Exercise description
Return all of the data exactly as written, without the pictures.
--- start Task data ---
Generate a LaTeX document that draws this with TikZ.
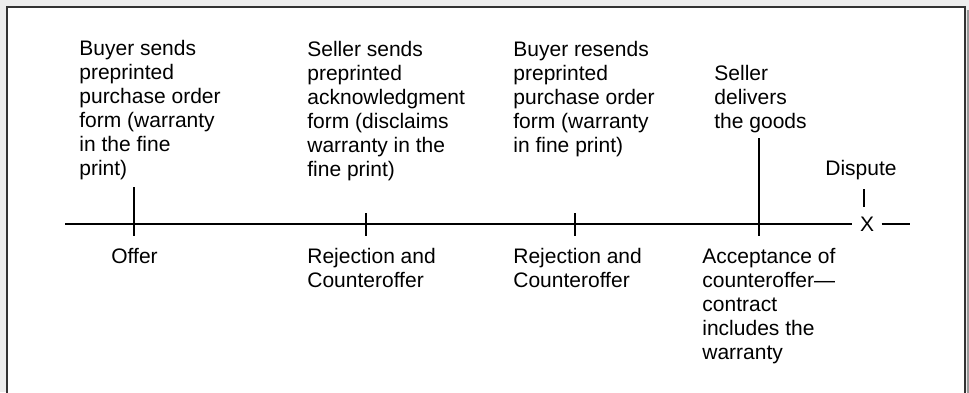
\documentclass[tikz,border=0pt]{standalone}
\usepackage{fontspec}
\setmainfont{Liberation Sans}
\usetikzlibrary{positioning}

\begin{document}
\begin{tikzpicture}[x=0.5pt, y=-0.5pt,
    note/.style={align=left, anchor=north west, inner sep=0pt, font=\fontsize{10.5}{12}\selectfont},
    tick/.style={line width=0.7pt}]
    % frame
    \useasboundingbox[fill=black!7] (0,0) rectangle (969,392);
    \clip (0,0) rectangle (969,392);
    \fill[black!40] (967,10) rectangle (969,400);
    \draw[line width=1pt, draw=black!80, fill=white] (7,7) rectangle (965,420);

    % ticks
    \coordinate (l) at (65,224);
    \coordinate (r) at (910,224);
    \coordinate (t1) at (134,236);
    \coordinate (t2) at (366,236);
    \coordinate (t3) at (575,236);
    \coordinate (t4) at (759,236);
    \coordinate (t1_p) at (134,187);
    \coordinate (t2_p) at (366,213);
    \coordinate (t3_p) at (575,213);
    \coordinate (t4_p) at (759,138);
    \coordinate (d1) at (864,189);
    \coordinate (d2) at (864,207);

    \node [inner sep=3.6pt, font=\fontsize{10.5}{12}\selectfont] (x) at (867,224) {X};
    \node [inner sep=0pt, anchor=base, font=\fontsize{10.5}{12}\selectfont] (dispute) at (861,175) {Dispute};

    % top texts
    \node [note] (b1) at (79,40) {Buyer sends\\preprinted\\purchase order\\form (warranty\\in the fine\\print)};
    \node [note] (s1) at (307,41) {Seller sends\\preprinted\\acknowledgment\\form (disclaims\\warranty in the\\fine print)};
    \node [note] (b2) at (513,41) {Buyer resends\\preprinted\\purchase order\\form (warranty\\in fine print)};
    \node [note] (s2) at (714,65) {Seller\\delivers\\the goods};

    % bottom texts
    \node [note] (offer) at (111,248) {Offer};
    \node [note] (rej1) at (307,248) {Rejection and\\Counteroffer};
    \node [note] (rej2) at (513,248) {Rejection and\\Counteroffer};
    \node [note] (acc) at (702,248) {Acceptance of\\counteroffer---\\contract\\includes the\\warranty};

    \draw [tick] (l) -- (x.west);
    \draw [tick] (x.east) -- (r);
    \draw [tick] (t1_p) -- (t1);
    \draw [tick] (t2_p) -- (t2);
    \draw [tick] (t3_p) -- (t3);
    \draw [tick] (t4_p) -- (t4);
    \draw [tick] (d1) -- (d2);
\end{tikzpicture}
\end{document}
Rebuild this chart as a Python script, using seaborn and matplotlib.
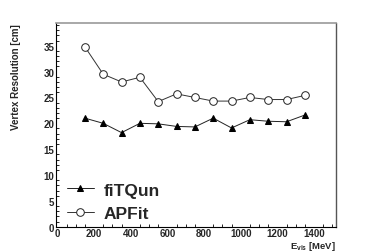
--- end Task data ---
Response to the task
Generate a LaTeX document that draws this with TikZ.
\documentclass[tikz,border=0pt]{standalone}
\usepackage{fontspec}
\setmainfont{Liberation Sans}
\usetikzlibrary{positioning}

\begin{document}
\begin{tikzpicture}[x=0.5pt, y=-0.5pt,
    note/.style={align=left, anchor=north west, inner sep=0pt, font=\fontsize{10.5}{12}\selectfont},
    tick/.style={line width=0.7pt}]
    % frame
    \useasboundingbox[fill=black!7] (0,0) rectangle (969,392);
    \clip (0,0) rectangle (969,392);
    \fill[black!40] (967,10) rectangle (969,400);
    \draw[line width=1pt, draw=black!80, fill=white] (7,7) rectangle (965,420);

    % ticks
    \coordinate (l) at (65,224);
    \coordinate (r) at (910,224);
    \coordinate (t1) at (134,236);
    \coordinate (t2) at (366,236);
    \coordinate (t3) at (575,236);
    \coordinate (t4) at (759,236);
    \coordinate (t1_p) at (134,187);
    \coordinate (t2_p) at (366,213);
    \coordinate (t3_p) at (575,213);
    \coordinate (t4_p) at (759,138);
    \coordinate (d1) at (864,189);
    \coordinate (d2) at (864,207);

    \node [inner sep=3.6pt, font=\fontsize{10.5}{12}\selectfont] (x) at (867,224) {X};
    \node [inner sep=0pt, anchor=base, font=\fontsize{10.5}{12}\selectfont] (dispute) at (861,175) {Dispute};

    % top texts
    \node [note] (b1) at (79,40) {Buyer sends\\preprinted\\purchase order\\form (warranty\\in the fine\\print)};
    \node [note] (s1) at (307,41) {Seller sends\\preprinted\\acknowledgment\\form (disclaims\\warranty in the\\fine print)};
    \node [note] (b2) at (513,41) {Buyer resends\\preprinted\\purchase order\\form (warranty\\in fine print)};
    \node [note] (s2) at (714,65) {Seller\\delivers\\the goods};

    % bottom texts
    \node [note] (offer) at (111,248) {Offer};
    \node [note] (rej1) at (307,248) {Rejection and\\Counteroffer};
    \node [note] (rej2) at (513,248) {Rejection and\\Counteroffer};
    \node [note] (acc) at (702,248) {Acceptance of\\counteroffer---\\contract\\includes the\\warranty};

    \draw [tick] (l) -- (x.west);
    \draw [tick] (x.east) -- (r);
    \draw [tick] (t1_p) -- (t1);
    \draw [tick] (t2_p) -- (t2);
    \draw [tick] (t3_p) -- (t3);
    \draw [tick] (t4_p) -- (t4);
    \draw [tick] (d1) -- (d2);
\end{tikzpicture}
\end{document}
Rebuild this chart as a Python script, using seaborn and matplotlib.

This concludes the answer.